Eye on the Ball: Where’s Dave? Follow the Jeep to the surf

BOB DeSTEFANO PHOTO Surf’s up. Dave Hamilton heading out in — what else? — one of his Jeeps.

BOB DeSTEFANO PHOTO Surf’s up. Dave Hamilton heading out in — what else? — one of his Jeeps.

Each week I find myself thinking: I need a story this week. And I only have a couple of days to deadline. Somehow, something always seems to pop up.

This week was no exception. I was having coffee at Stars Café and started talking to Dave Hamilton. The more we spoke, the more fascinating his life seemed to be. Until then, I didn’t know much about Dave except the fact that my son bought a Jeep from him. It’s an understatement to say Dave has a passion for Jeeps. In fact, he enjoys them so much he makes his living from them. Dave buys, sells and works only on Jeeps.

Dave is all about passion, with the three things at the top of his list being his family, surfing and, yes, Jeeps.
Dave was born in San Diego but came east with his family at age three when his father, an engineer, landed a job at Grumman Aircraft. After a few years with Grumman, he moved on to work on the space shuttle at Cape Canaveral in Florida. This was the first time eight-year-old Dave tried surfing.

After a few years in Florida, it was back to Long Island where he met his lifetime friend and mentor, Jerry Erb. Dave, an expert surfer, said that Jerry is one of the best surfers he’s ever known.

Dave’s first visit to Shelter Island didn’t come until after graduating from high school in 1984. He went to Suffolk Community College and then the Academy of Aeronautics in Queens where he received his airframe and powerplant mechanic’s license.

He moved to Southampton where he could do some surfing in his spare time. When a job opened at Coecles Harbor Marina he got it, working for John Needham for the next 10 years. He had a good relationship with John; if the waves were up, he’d have to miss a day of work. John had to be a great boss, since he accepted Dave with the proviso that he would always get his work done.

The more he spoke, the more I realized I really didn’t have any idea what a surfer’s life was all about. I had the impression surfers had one or two boards. That was until I visited Dave’s home and saw boards all over the place.

He had about 10 stacked outside the house and another 20 in the basement. When I asked him about them, he said he has surfboards all over the world. He doesn’t like to travel with them so he has boards them in places like Barbados, Costa Rica and Nova Scotia.

I picked one up and couldn’t believe how light it was. Dave told me the boards are made of foam and fiberglass. He doesn’t buy name brand boards, but has his own designs custom-made by two men, Chris Birch in Melbourne, Florida and Joe Tirzzino in Southampton.

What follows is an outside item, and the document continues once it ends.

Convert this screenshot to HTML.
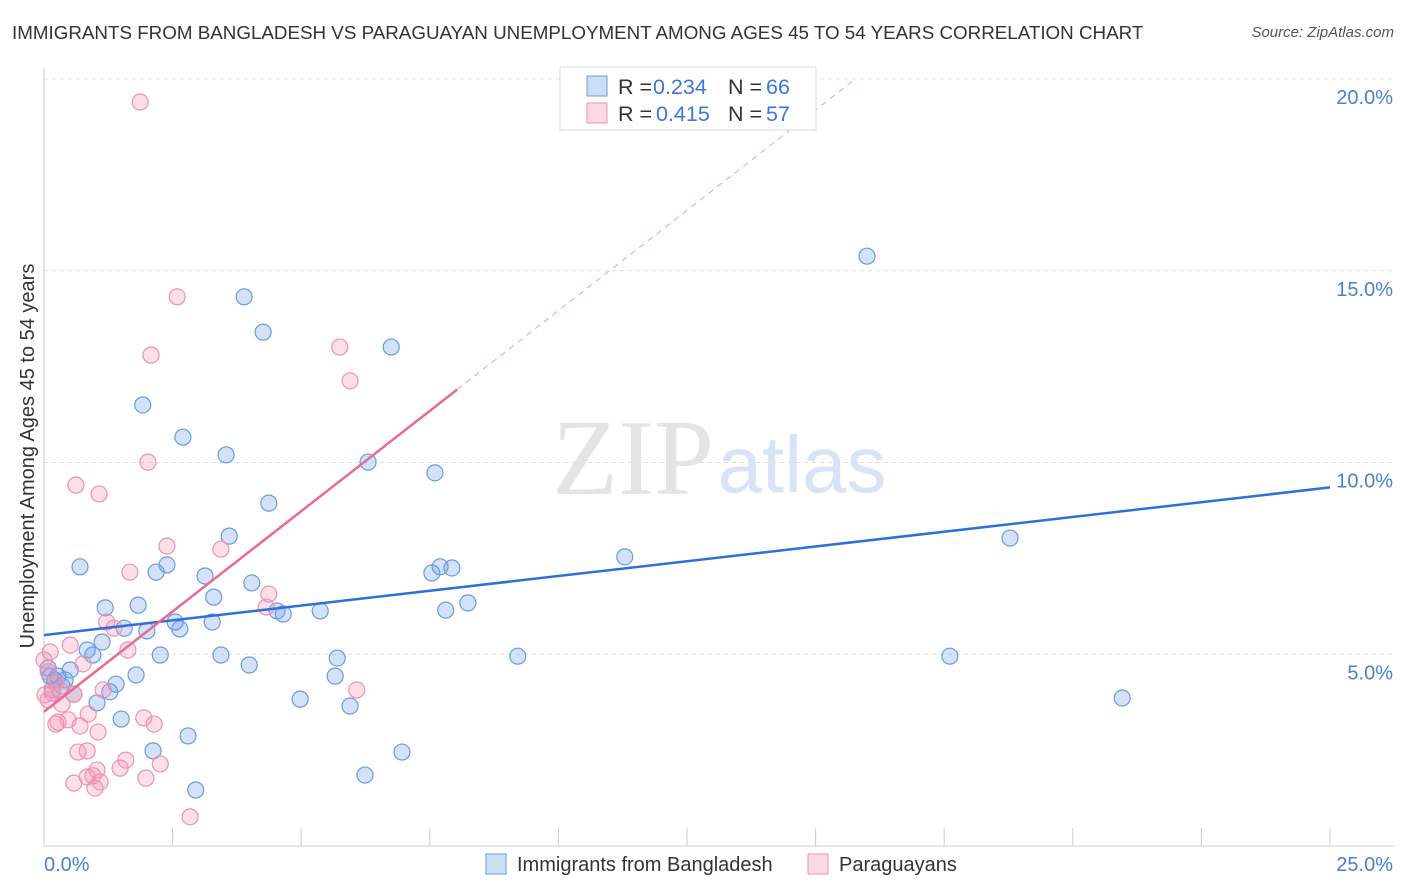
<!DOCTYPE html>
<html><head><meta charset="utf-8">
<style>
body{margin:0;background:#fff;font-family:"Liberation Sans",sans-serif;}
#wrap{position:relative;width:1406px;height:892px;overflow:hidden;}
.title{position:absolute;left:12px;top:22px;font-size:18.8px;color:#333;}
.source{position:absolute;right:12px;top:24px;font-size:15px;color:#555;font-style:italic;}
</style></head>
<body>
<div id="wrap">
<div class="title">IMMIGRANTS FROM BANGLADESH VS PARAGUAYAN UNEMPLOYMENT AMONG AGES 45 TO 54 YEARS CORRELATION CHART</div>
<div class="source">Source: ZipAtlas.com</div>
<svg id="svg" width="1406" height="892" style="position:absolute;left:0;top:0"></svg>
</div>
<script>
const blueX=[16.0,3.89,4.26,6.75,1.92,2.70,3.54,6.30,7.60,4.37,3.60,0.70,2.39,2.18,3.13,7.70,7.93,7.54,11.29,18.78,4.04,3.30,1.19,1.83,4.53,4.65,5.37,7.81,8.24,2.55,3.27,2.64,1.56,2.00,1.13,0.84,0.95,2.26,3.44,5.70,9.21,17.61,3.99,0.51,0.27,0.12,1.79,5.66,1.40,1.28,0.35,0.58,4.98,5.95,20.96,1.03,1.50,2.80,2.12,6.96,6.24,2.95,0.08,0.21,0.41,0.16];
const blueY=[15.38,14.32,13.40,13.01,11.50,10.66,10.20,10.01,9.73,8.94,8.08,7.28,7.33,7.14,7.04,7.28,7.25,7.12,7.54,8.03,6.86,6.49,6.21,6.28,6.13,6.05,6.13,6.15,6.34,5.84,5.84,5.66,5.68,5.61,5.32,5.11,4.98,4.98,4.98,4.90,4.95,4.95,4.72,4.59,4.43,4.43,4.46,4.43,4.22,4.02,4.17,3.96,3.83,3.65,3.86,3.73,3.31,2.87,2.48,2.45,1.85,1.46,4.64,4.33,4.33,4.07];
const pinkX=[1.87,2.59,2.08,5.75,5.95,2.02,0.62,1.07,2.39,3.44,1.67,4.37,4.32,1.22,1.36,0.51,1.63,0.12,0.00,0.76,0.08,0.23,0.16,1.15,6.08,0.58,0.35,0.86,0.27,0.47,0.70,1.94,2.14,1.05,0.23,0.84,0.66,1.59,2.26,1.03,0.95,1.48,0.84,1.98,1.09,0.58,0.99,2.84,0.02,0.08,0.31];
const pinkY=[19.40,14.32,12.80,13.01,12.13,10.01,9.41,9.18,7.82,7.74,7.14,6.57,6.23,5.84,5.68,5.24,5.11,5.06,4.85,4.75,4.54,4.25,3.99,4.07,4.07,3.96,3.70,3.44,3.23,3.29,3.13,3.34,3.18,2.97,3.18,2.48,2.45,2.24,2.14,1.98,1.83,2.03,1.80,1.77,1.67,1.64,1.51,0.76,3.94,3.81,4.07];
const yTicks=[5,10,15,20];
const yTickLabels=["5.0%","10.0%","15.0%","20.0%"];
const blueFit=[5.5,9.35];
const pinkFit=[3.5,11.9,8.03];
const NS="http://www.w3.org/2000/svg";
const svg=document.getElementById('svg');
const X=v=>44+v*51.44, Y=v=>846-v*38.35;
function el(t,a,p){const e=document.createElementNS(NS,t);for(const k in a)e.setAttribute(k,a[k]);(p||svg).appendChild(e);return e;}
yTicks.forEach((t,i)=>{
 const g=el('line',{x1:44,x2:1394,y1:Y(t),y2:Y(t),stroke:'#ddd','stroke-dasharray':'4,4'});
 
 
 const tx=el('text',{x:1393,y:Y(t)+25,'text-anchor':'end','font-size':20,fill:'#4a7fd6'});
 tx.textContent=yTickLabels[i];
 
 
});
el('line',{x1:44,x2:44,y1:68,y2:846,stroke:'#ccc'});
el('line',{x1:44,x2:1394,y1:846,y2:846,stroke:'#ccc'});
for(let i=0;i<=10;i++){const t=el('line',{x1:X(i*2.5),x2:X(i*2.5),y1:828,y2:846,stroke:'#ccc'});
 
 }
let t1=el('text',{x:44,y:871,'font-size':20,fill:'#4a7fd6'});t1.textContent='0.0%';

let t2=el('text',{x:1393,y:871,'font-size':20,fill:'#4a7fd6','text-anchor':'end'});t2.textContent='25.0%';

let yt=el('text',{x:34,y:456,'font-size':20,fill:'#333','text-anchor':'middle',transform:'rotate(-90 34 456)'});
yt.textContent='Unemployment Among Ages 45 to 54 years';

let w1=el('text',{x:633,y:494,'font-size':108,fill:'#e4e4e4','font-family':'Liberation Serif','text-anchor':'middle'});w1.textContent='ZIP';

let w2=el('text',{x:802,y:492,'font-size':80,fill:'#d8e4f5','text-anchor':'middle'});w2.textContent='atlas';

blueX.forEach((v,i)=>{const c=el('circle',{cx:X(v),cy:Y(blueY[i]),r:8,fill:'rgba(110,160,230,0.3)',stroke:'#6a9ae0','stroke-width':1.2});
 
 });
pinkX.forEach((v,i)=>{const c=el('circle',{cx:X(v),cy:Y(pinkY[i]),r:8,fill:'rgba(245,150,180,0.3)',stroke:'#ec92b0','stroke-width':1.2});
 
 });
let bl=el('line',{x1:X(0),y1:Y(blueFit[0]),x2:X(25),y2:Y(blueFit[1]),stroke:'#2f6fd6','stroke-width':2.5});

const slope=(pinkFit[1]-pinkFit[0])/pinkFit[2];
let pl=el('line',{x1:X(0),y1:Y(pinkFit[0]),x2:X(pinkFit[2]),y2:Y(pinkFit[1]),stroke:'#e86a95','stroke-width':2.5});

const xe=(20-pinkFit[0])/slope;
let pd=el('line',{x1:X(pinkFit[2]),y1:Y(pinkFit[1]),x2:X(xe),y2:Y(20),stroke:'#e8a0b8','stroke-width':1,'stroke-dasharray':'6,5'});

let lg=el('g',{});
el('rect',{x:560,y:67,width:256,height:63,fill:'#fff',stroke:'#ddd'},lg);
el('rect',{x:587,y:76,width:20,height:20,fill:'rgba(110,160,230,0.35)',stroke:'#6a9ae0'},lg);
el('rect',{x:587,y:103,width:20,height:20,fill:'rgba(245,150,180,0.35)',stroke:'#ec92b0'},lg);
function lt(x,y,s,c){const t=el('text',{x:x,y:y,'font-size':21.5,fill:c},lg);t.textContent=s;return t;}
lt(618,94,'R = ','#333');lt(653,94,'0.234','#3a78d8');lt(728,94,'N = ','#333');lt(766,94,'66','#3a78d8');
lt(618,121,'R = ','#333');lt(656,121,'0.415','#3a78d8');lt(728,121,'N = ','#333');lt(766,121,'57','#3a78d8');
let bg=el('g',{});
el('rect',{x:486,y:854,width:20,height:20,fill:'rgba(110,160,230,0.35)',stroke:'#6a9ae0'},bg);
el('rect',{x:808,y:854,width:20,height:20,fill:'rgba(245,150,180,0.35)',stroke:'#ec92b0'},bg);
let b1=el('text',{x:517,y:871,'font-size':20,fill:'#333'},bg);b1.textContent='Immigrants from Bangladesh';
let b2=el('text',{x:839,y:871,'font-size':20,fill:'#333'},bg);b2.textContent='Paraguayans';
</script>
</body></html>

He talked about the design, the length, width, curve, nose, tail, fins and deck shape. I had no idea what he was talking about.

Long Island, Dave told me, has some great spots for surfing, which was a surprise. He said, “When the waves are good here, they are as good as anywhere.” He mentioned Montauk, Block Island, Gardiners Island and then a few he wouldn’t reveal. As far as the Island, he’s surfed at Reel Point and even the causeway out to Ram Island.

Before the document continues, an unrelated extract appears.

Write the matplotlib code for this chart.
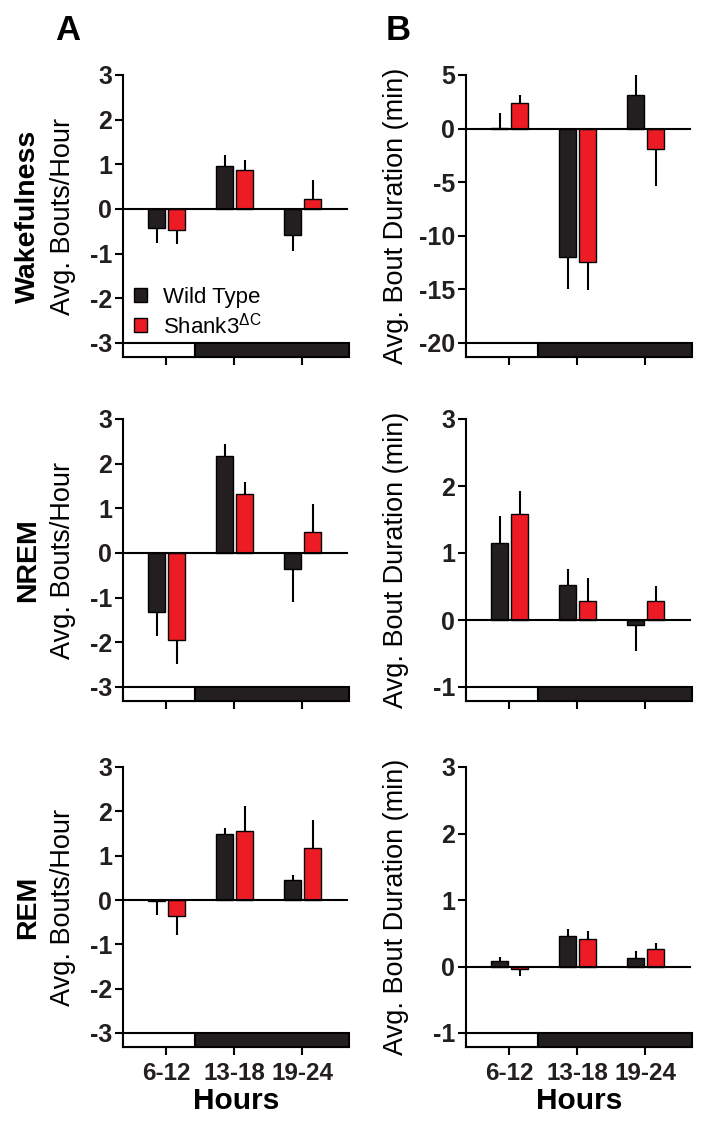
import matplotlib
matplotlib.use("Agg")
import matplotlib.pyplot as plt
from matplotlib.patches import Rectangle, Patch
import numpy as np

plt.rcParams['font.family'] = ['Liberation Sans', 'DejaVu Sans']
plt.rcParams['mathtext.fontset'] = 'custom'
plt.rcParams['mathtext.rm'] = 'Liberation Sans'
plt.rcParams['mathtext.it'] = 'Liberation Sans:italic'
plt.rcParams['mathtext.bf'] = 'Liberation Sans:bold'

hours = ["6-12", "13-18", "19-24"]
states = ["Wakefulness", "NREM", "REM"]
groups = ["Wild Type", r"Shank3$^{\Delta\mathrm{C}}$"]

# bouts per hour (column A)
wake_bouts_wt = [-0.43, 0.97, -0.58]
wake_bouts_wt_sem = [0.32, 0.25, 0.36]
wake_bouts_sh = [-0.48, 0.88, 0.22]
wake_bouts_sh_sem = [0.31, 0.22, 0.43]
nrem_bouts_wt = [-1.33, 2.17, -0.36]
nrem_bouts_wt_sem = [0.53, 0.27, 0.74]
nrem_bouts_sh = [-1.95, 1.31, 0.47]
nrem_bouts_sh_sem = [0.53, 0.29, 0.63]
rem_bouts_wt = [-0.02, 1.48, 0.46]
rem_bouts_wt_sem = [0.32, 0.15, 0.10]
rem_bouts_sh = [-0.37, 1.56, 1.17]
rem_bouts_sh_sem = [0.43, 0.57, 0.64]

# bout duration, min (column B)
wake_dur_wt = [0.1, -11.95, 3.17]
wake_dur_wt_sem = [1.35, 3.05, 1.83]
wake_dur_sh = [2.35, -12.4, -1.9]
wake_dur_sh_sem = [0.75, 2.65, 3.5]
nrem_dur_wt = [1.15, 0.52, -0.07]
nrem_dur_wt_sem = [0.40, 0.24, 0.40]
nrem_dur_sh = [1.58, 0.29, 0.29]
nrem_dur_sh_sem = [0.34, 0.33, 0.22]
rem_dur_wt = [0.09, 0.46, 0.13]
rem_dur_wt_sem = [0.06, 0.10, 0.10]
rem_dur_sh = [-0.035, 0.42, 0.26]
rem_dur_sh_sem = [0.105, 0.12, 0.10]

panels = [
    [(wake_bouts_wt, wake_bouts_wt_sem, wake_bouts_sh, wake_bouts_sh_sem, -3, 3, 1),
     (wake_dur_wt, wake_dur_wt_sem, wake_dur_sh, wake_dur_sh_sem, -20, 5, 5)],
    [(nrem_bouts_wt, nrem_bouts_wt_sem, nrem_bouts_sh, nrem_bouts_sh_sem, -3, 3, 1),
     (nrem_dur_wt, nrem_dur_wt_sem, nrem_dur_sh, nrem_dur_sh_sem, -1, 3, 1)],
    [(rem_bouts_wt, rem_bouts_wt_sem, rem_bouts_sh, rem_bouts_sh_sem, -3, 3, 1),
     (rem_dur_wt, rem_dur_wt_sem, rem_dur_sh, rem_dur_sh_sem, -1, 3, 1)],
]

black = '#231f20'
red = '#ed1c24'
W, H = 716, 1130

fig = plt.figure(figsize=(W / 100, H / 100), dpi=100)

col_left = [123, 466]
ax_w = 226
row_top = [75, 419, 767]
row_bot = [357, 701, 1047]

x = np.arange(3)
bw = 0.25
xlo, xhi = -0.63, 2.69
day_end = 0.43

for r in range(3):
    for c in range(2):
        wt, wt_e, sh, sh_e, ymin, ymax, step = panels[r][c]
        l = col_left[c] / W
        b = 1 - row_bot[r] / H
        h = (row_bot[r] - row_top[r]) / H
        ax = fig.add_axes([l, b, ax_w / W, h])
        band = 14 / (row_bot[r] - row_top[r] - 14) * (ymax - ymin)
        ylo = ymin - band

        for vals, errs, off, col in [(wt, wt_e, -0.135, black), (sh, sh_e, 0.16, red)]:
            vals = np.array(vals)
            errs = np.array(errs)
            ax.bar(x + off, vals, bw, color=col, edgecolor='black', linewidth=1.0, zorder=3)
            lower = np.where(vals < 0, errs, 0)
            upper = np.where(vals >= 0, errs, 0)
            ax.errorbar(x + off, vals, yerr=[lower, upper], fmt='none',
                        ecolor='black', elinewidth=1.5, capsize=0, zorder=2)

        ax.axhline(0, xmin=0, xmax=0.99, color='black', lw=1.5, zorder=4)
        ax.add_patch(Rectangle((xlo, ylo), day_end - xlo, band, facecolor='white',
                               edgecolor='black', lw=1.5, zorder=5, clip_on=False))
        ax.add_patch(Rectangle((day_end, ylo), xhi - day_end, band, facecolor=black,
                               edgecolor='black', lw=1.5, zorder=5, clip_on=False))

        ax.set_xlim(xlo, xhi)
        ax.set_ylim(ylo, ymax)
        yt = np.arange(ymin, ymax + step / 2, step)
        ax.set_yticks(yt)
        ax.set_yticklabels([str(int(v)) for v in yt],
                           fontsize=18, fontweight='bold', color='#231f20')
        ax.set_xticks(x)
        if r == 2:
            ax.set_xticklabels(hours, fontsize=17.5, fontweight='bold', color='#231f20')
            ax.set_xlabel("Hours", fontsize=21.5, fontweight='bold', labelpad=1)
        else:
            ax.set_xticklabels([])
        ax.tick_params(axis='both', direction='out', length=6, width=1.5, pad=2)
        ax.tick_params(axis='x', pad=5)
        for s in ['top', 'right']:
            ax.spines[s].set_visible(False)
        ax.spines['left'].set_linewidth(1.5)
        ax.spines['bottom'].set_linewidth(1.5)

        yc = 1 - (row_top[r] + row_bot[r]) / 2 / H
        if c == 0:
            fig.text(28 / W, yc, states[r], rotation=90, ha='center', va='center',
                     fontsize=20.5, fontweight='bold')
            fig.text(63 / W, yc, "Avg. Bouts/Hour", rotation=90, ha='center',
                     va='center', fontsize=19.5)
        else:
            fig.text(396 / W, yc, "Avg. Bout Duration (min)", rotation=90,
                     ha='center', va='center', fontsize=19.5)

        if r == 0 and c == 0:
            handles = [Patch(facecolor=black, edgecolor='black'),
                       Patch(facecolor=red, edgecolor='black')]
            ax.legend(handles, groups, loc='lower left', bbox_to_anchor=(-0.01, 0.02),
                      frameon=False, fontsize=16, handlelength=0.6, handleheight=0.6,
                      handletextpad=0.7, labelspacing=0.2, borderaxespad=0.2)

fig.text(68 / W, 1 - 30 / H, "A", ha='center', va='center', fontsize=25, fontweight='bold')
fig.text(398 / W, 1 - 30 / H, "B", ha='center', va='center', fontsize=25, fontweight='bold')

fig.savefig("out.png", dpi=100)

His favorite spots in the world? Nova Scotia, Cape Hatteras, Costa Rica and Barbados.

Dave enters surfing competitions in the Eastern Surfing Association (ESA). In a recent Long Island competition, he finished fourth. One of the three guys who beat him was none other than his old buddy, Jerry Erb. Like he said, he is one of the best surfers he has ever known.

Surfing runs in the family, with both his wife Danielle and his son Jared excellent practitioners of the long board. In fact, he said Jared is now probably a better surfer than his old man.

But what about all those Jeeps? He fell in love with the 4-wheel-drive beauties while traveling the dunes. He calls them the ultimate “surf mobiles,” and in 1992, he opened Dave’s Jeep and Marine right here on the Island. Now he’s dropped the Marine part and just does Jeeps.

Dave gives Pat Sulahian credit for giving him the idea of doing what he really enjoys and going after it. He did, and I couldn’t help but notice that behind his house a large structure is being built where many more Island Jeeps will be repaired.

Among the fleet in his yard is his original 1977 model, with over 330,000 miles on it. Dave claims it still has a long way to go.